■ PROBLEM DESCRIPTION:
Without the pictures, extract every line from the start of the material to the line containing "plt.rcParams['font.family'] = ['Open", both ends included.

■ DATA SHOWN:
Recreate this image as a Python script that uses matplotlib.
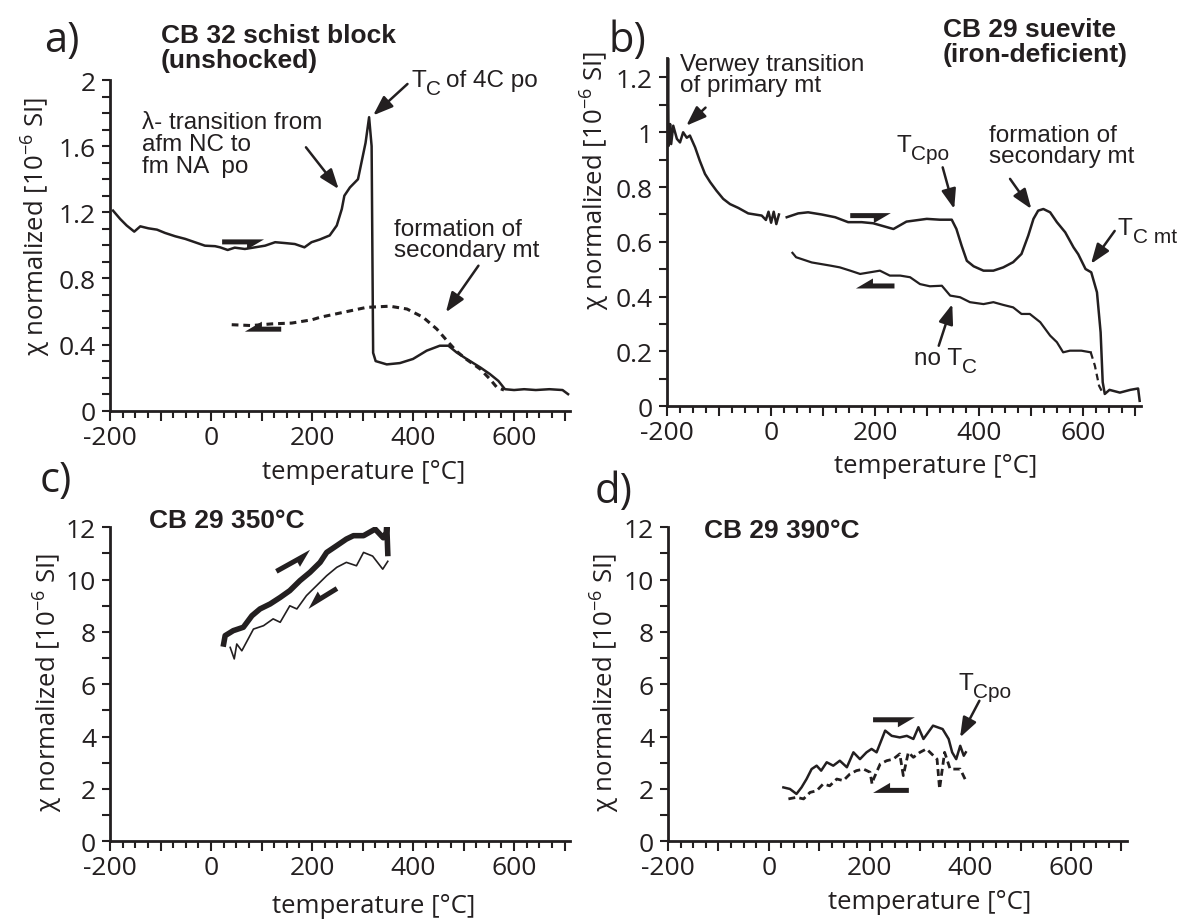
import matplotlib
matplotlib.use('Agg')
import matplotlib.pyplot as plt
from matplotlib.patches import FancyArrow
from matplotlib.transforms import IdentityTransform
from matplotlib.ticker import MultipleLocator, FuncFormatter

INK = '#231f20'
plt.rcParams['font.family'] = ['Open Sans', 'DejaVu Sans']

# ---- panel a: CB 32 schist block ----
a_heat_t = [-194, -180, -167, -152, -140, -124, -107, -91, -71, -51, -32, -12, 8, 18, 33, 47,
            67, 87, 107, 127, 146, 166, 185, 199, 215, 235, 249, 259, 264, 275, 291, 306,
            313, 318, 321, 326, 348, 374, 400, 427, 453, 470, 486, 506, 533, 552, 569,
            582, 600, 620, 643, 670, 696, 707]
a_heat_chi = [1.21, 1.16, 1.12, 1.083, 1.115, 1.103, 1.095, 1.075, 1.055, 1.039, 1.019, 0.998,
              0.995, 0.988, 0.972, 0.986, 0.978, 0.988, 0.998, 1.019, 1.014, 1.008, 0.988,
              1.019, 1.035, 1.06, 1.12, 1.22, 1.30, 1.35, 1.40, 1.62, 1.775, 1.6, 0.35, 0.30,
              0.28, 0.288, 0.313, 0.363, 0.393, 0.393, 0.353, 0.313, 0.262, 0.222, 0.18,
              0.13, 0.125, 0.13, 0.125, 0.13, 0.125, 0.10]
a_cool_t = [41, 80, 120, 160, 200, 216, 262, 308, 354, 388, 420, 447, 467, 486, 506, 533,
            552, 566, 580]
a_cool_chi = [0.52, 0.515, 0.525, 0.53, 0.55, 0.565, 0.595, 0.625, 0.632, 0.615, 0.565,
              0.494, 0.424, 0.36, 0.31, 0.252, 0.192, 0.141, 0.125]

# ---- panel b: CB 29 suevite ----
b_heat_t = [-199, -198, -197, -194, -192, -188, -181, -175, -169, -162, -156, -146, -137,
            -127, -117, -105, -92, -79, -63, -44, -18, -10, -5, 0, 5, 10, 15, 22, 30, 52,
            71, 97, 123, 148, 174, 196, 235, 260, 299, 324, 347, 356, 366, 376, 389, 408,
            427, 446, 465, 481, 494, 504, 513, 523, 536, 549, 565, 581, 590, 604, 615, 626,
            633, 637, 641, 650, 670, 690, 705, 708]
b_heat_chi = [0.97, 1.27, 0.95, 1.03, 0.957, 1.024, 0.976, 0.963, 1.0, 0.98, 0.988, 0.945,
              0.896, 0.848, 0.818, 0.787, 0.757, 0.738, 0.724, 0.704, 0.696, 0.68, 0.71,
              0.67, 0.71, 0.665, 0.70, float('nan'), 0.69, 0.704, 0.708, 0.70, 0.69, 0.672,
              0.672, 0.668, 0.647, 0.674, 0.684, 0.681, 0.681, 0.647, 0.586, 0.531, 0.511,
              0.495, 0.495, 0.507, 0.526, 0.556, 0.623, 0.684, 0.714, 0.72, 0.708, 0.672,
              0.635, 0.58, 0.555, 0.501, 0.489, 0.416, 0.27, 0.088, 0.045, 0.06, 0.05, 0.06,
              0.065, 0.02]
b_cool_t = [41, 48, 78, 115, 132, 152, 171, 190, 209, 228, 248, 267, 286, 305, 328, 344,
            363, 382, 408, 427, 446, 465, 481, 497, 517, 536, 549, 561, 574, 596, 614]
b_cool_chi = [0.56, 0.544, 0.525, 0.513, 0.507, 0.495, 0.483, 0.489, 0.495, 0.477, 0.477,
              0.471, 0.446, 0.438, 0.44, 0.404, 0.398, 0.38, 0.373, 0.38, 0.37, 0.361,
              0.337, 0.337, 0.307, 0.258, 0.234, 0.197, 0.203, 0.203, 0.197]
b_cool_end_t = [614, 622, 630, 638]
b_cool_end_chi = [0.197, 0.148, 0.075, 0.045]

# ---- panel c: CB 29 heated to 350 C ----
c_heat_t = [25, 28, 44, 64, 81, 97, 117, 137, 156, 176, 196, 216, 229, 249, 268, 282, 302,
            325, 341, 347, 348, 350]
c_heat_chi = [7.54, 7.86, 8.05, 8.18, 8.62, 8.88, 9.07, 9.32, 9.58, 9.96, 10.28, 10.66,
              11.04, 11.3, 11.55, 11.68, 11.68, 11.93, 11.6, 11.8, 12.1, 11.0]
c_cool_t = [38, 46, 51, 61, 84, 104, 123, 137, 156, 170, 189, 209, 229, 249, 268, 288, 302,
            320, 340, 350]
c_cool_chi = [7.41, 6.97, 7.54, 7.28, 8.11, 8.24, 8.5, 8.37, 9.0, 8.88, 9.39, 9.77, 10.15,
              10.47, 10.66, 10.53, 11.04, 10.9, 10.4, 10.7]

# ---- panel d: CB 29 heated to 390 C ----
d_heat_t = [29, 42, 55, 65, 75, 85, 95, 104, 115, 128, 141, 155, 168, 181, 194, 204, 214,
            231, 244, 260, 274, 287, 297, 307, 326, 345, 357, 364, 372, 380, 387, 391]
d_heat_chi = [2.06, 2.0, 1.81, 2.06, 2.38, 2.76, 2.89, 2.70, 3.02, 2.89, 3.08, 2.83, 3.40,
              3.14, 3.40, 3.53, 3.40, 4.23, 4.03, 3.97, 4.03, 3.91, 4.36, 3.91, 4.42, 4.29,
              3.91, 3.40, 3.14, 3.65, 3.27, 3.40]
d_cool_t = [39, 55, 69, 82, 95, 108, 121, 135, 148, 161, 174, 188, 201, 205, 208, 221, 234,
            247, 260, 267, 277, 287, 300, 313, 334, 339, 349, 360, 380, 391]
d_cool_chi = [1.62, 1.68, 1.62, 1.87, 1.93, 2.19, 2.12, 2.38, 2.32, 2.57, 2.70, 2.76, 2.64,
              2.19, 2.38, 2.95, 3.08, 3.14, 3.34, 2.51, 3.40, 3.21, 3.40, 3.53, 3.14, 2.0,
              3.40, 2.76, 2.76, 2.32]

W, H = 1185, 920
fig = plt.figure(figsize=(W / 100, H / 100), dpi=100)


def box(left, top, right, bottom):
    return [left / W, 1 - bottom / H, (right - left) / W, (bottom - top) / H]


ax_a = fig.add_axes(box(110, 81, 569.6, 411.7))
ax_b = fig.add_axes(box(667, 59.3, 1140.7, 407.3))
ax_c = fig.add_axes(box(110, 528.3, 569.6, 842.3))
ax_d = fig.add_axes(box(668, 528.3, 1126.5, 842.3))

xfmt = FuncFormatter(lambda v, p: f'{v:.0f}' if round(v) % 200 == 0 else '')
yfmt = FuncFormatter(lambda v, p: f'{v:g}')


def style(ax, ymax, ystep, yminor, label_xy, xlabel_xy):
    for s in ['top', 'right']:
        ax.spines[s].set_visible(False)
    for s in ['left', 'bottom']:
        ax.spines[s].set_linewidth(2)
        ax.spines[s].set_color(INK)
    ax.set_xlim(-200, 710)
    ax.set_ylim(0, ymax)
    ax.xaxis.set_major_locator(MultipleLocator(100))
    ax.xaxis.set_minor_locator(MultipleLocator(25))
    ax.xaxis.set_major_formatter(xfmt)
    ax.yaxis.set_major_locator(MultipleLocator(ystep))
    ax.yaxis.set_minor_locator(MultipleLocator(yminor))
    ax.yaxis.set_major_formatter(yfmt)
    ax.tick_params(which='both', direction='out', width=1.5, color=INK,
                   labelcolor=INK, labelsize=19)
    ax.tick_params(axis='x', which='major', length=7, pad=3)
    ax.tick_params(axis='x', which='minor', length=5)
    ax.tick_params(axis='y', which='both', length=6, pad=4)
    ax.set_ylabel('χ normalized [10$^{\\mathregular{-6}}$ SI]', fontsize=18.5, color=INK)
    ax.yaxis.set_label_coords(*label_xy)
    ax.yaxis.label.set_va('center')
    ax.set_xlabel('temperature [°C]', fontsize=18.5, color=INK)
    ax.xaxis.set_label_coords(*xlabel_xy)
    ax.xaxis.label.set_va('center')


style(ax_a, 2, 0.4, 0.1, (-0.163, 0.56), (0.553, -0.184))
style(ax_b, 1.27, 0.2, 0.1, (-0.154, 0.65), (0.567, -0.171))
style(ax_c, 12, 2, 1, (-0.137, 0.51), (0.574, -0.205))
style(ax_d, 12, 2, 1, (-0.14, 0.51), (0.57, -0.193))

# curves
ax_a.plot(a_heat_t, a_heat_chi, color=INK, lw=1.8)
ax_a.plot(a_cool_t, a_cool_chi, color=INK, lw=2.2, ls=(0, (2.2, 1.6)))
ax_b.plot(b_heat_t, b_heat_chi, color=INK, lw=1.8)
ax_b.plot(b_cool_t, b_cool_chi, color=INK, lw=1.6)
ax_b.plot(b_cool_end_t, b_cool_end_chi, color=INK, lw=1.6, ls=(0, (3, 2)))
ax_c.plot(c_heat_t, c_heat_chi, color=INK, lw=4.0)
ax_c.plot(c_cool_t, c_cool_chi, color=INK, lw=1.2)
ax_d.plot(d_heat_t, d_heat_chi, color=INK, lw=1.8)
ax_d.plot(d_cool_t, d_cool_chi, color=INK, lw=2.0, ls=(0, (2.5, 1.5)))


def harpoon(ax, x0, y0, x1, y1):
    p0 = ax.transData.transform((x0, y0))
    p1 = ax.transData.transform((x1, y1))
    arr = FancyArrow(p0[0], p0[1], p1[0] - p0[0], p1[1] - p0[1], width=10,
                     head_width=20, head_length=17, shape='left',
                     length_includes_head=True, transform=IdentityTransform(),
                     color=INK, lw=0)
    fig.add_artist(arr)


def pointer(ax, tail, head):
    ax.annotate('', xy=head, xytext=tail,
                arrowprops=dict(arrowstyle='-|>,head_length=0.6,head_width=0.22',
                                mutation_scale=20, lw=1.8, color=INK,
                                shrinkA=0, shrinkB=0))


TXT = dict(fontsize=17.5, family='Liberation Sans', color=INK)
SUB = dict(fontsize=15, family='Liberation Sans', color=INK)


def tc_text(ax, x, y, pre, sub, post=''):
    t1 = ax.text(x, y, pre + 'T', va='baseline', ha='left', **TXT)
    t2 = ax.annotate(sub, xy=(1, 0), xycoords=t1, xytext=(0, -5),
                     textcoords='offset points', va='bottom', ha='left', **SUB)
    if post:
        ax.annotate(post, xy=(1, 0), xycoords=t2, xytext=(4, 5),
                    textcoords='offset points', va='bottom', ha='left', **TXT)


harpoon(ax_a, 22, 1.036, 105, 1.036)
harpoon(ax_a, 139, 0.478, 67, 0.478)
harpoon(ax_b, 152, 0.705, 230, 0.705)
harpoon(ax_b, 237, 0.43, 163, 0.43)
harpoon(ax_c, 127, 10.4, 196, 11.14)
harpoon(ax_c, 252, 9.58, 193, 8.88)
harpoon(ax_d, 207, 4.74, 290, 4.74)
harpoon(ax_d, 278, 1.85, 207, 1.85)

# panel a notes
ax_a.text(-137.6, 1.81, 'λ- transition from\nafm NC to\nfm NA  po', va='top', ha='left',
          linespacing=1.0, **TXT)
pointer(ax_a, (188, 1.593), (252.8, 1.34))
tc_text(ax_a, 396, 1.962, '', 'C', 'of 4C po')
pointer(ax_a, (389, 1.976), (321, 1.786))
ax_a.text(362.6, 1.165, 'formation of\nsecondary mt', va='top', ha='left',
          linespacing=0.95, **TXT)
pointer(ax_a, (529.5, 0.877), (465, 0.595))

# panel b notes
ax_b.text(-174.5, 1.289, 'Verwey transition\nof primary mt', va='top', ha='left',
          linespacing=0.95, **TXT)
pointer(ax_b, (-126, 1.09), (-163, 1.024))
tc_text(ax_b, 240.6, 0.933, '', 'Cpo')
pointer(ax_b, (329.6, 0.872), (351.7, 0.72))
ax_b.text(418.5, 1.029, 'formation of\nsecondary mt', va='top', ha='left',
          linespacing=0.95, **TXT)
pointer(ax_b, (459, 0.83), (500, 0.72))
tc_text(ax_b, 666, 0.628, '', 'C mt')
pointer(ax_b, (660, 0.64), (614.5, 0.52))
tc_text(ax_b, 273.9, 0.154, 'no ', 'C')
pointer(ax_b, (322, 0.221), (348, 0.373))

# panel d notes
tc_text(ax_d, 375.6, 5.82, '', 'Cpo')
pointer(ax_d, (418, 5.37), (379.6, 3.97))

# titles and panel letters
BOLD = dict(fontsize=19, family='Liberation Sans', weight='bold', color=INK,
            va='top', ha='left', linespacing=1.05)
fig.text(160.7 / W, 1 - 24 / H, 'CB 32 schist block\n(unshocked)', **BOLD)
fig.text(942.6 / W, 1 - 18 / H, 'CB 29 suevite\n(iron-deficient)', **BOLD)
fig.text(149 / W, 1 - 509 / H, 'CB 29 350°C', **BOLD)
fig.text(703.5 / W, 1 - 519 / H, 'CB 29 390°C', **BOLD)

for lbl, x, y in [('a)', 44, 52), ('b)', 609, 52), ('c)', 40, 492), ('d)', 595, 503)]:
    fig.text(x / W, 1 - y / H, lbl, fontsize=30, color=INK, va='baseline', ha='left')

fig.savefig('out.png', dpi=100)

■ EXERCISE SOLUTION:
Recreate this image as a Python script that uses matplotlib.
import matplotlib
matplotlib.use('Agg')
import matplotlib.pyplot as plt
from matplotlib.patches import FancyArrow
from matplotlib.transforms import IdentityTransform
from matplotlib.ticker import MultipleLocator, FuncFormatter

INK = '#231f20'
plt.rcParams['font.family'] = ['Open Sans', 'DejaVu Sans']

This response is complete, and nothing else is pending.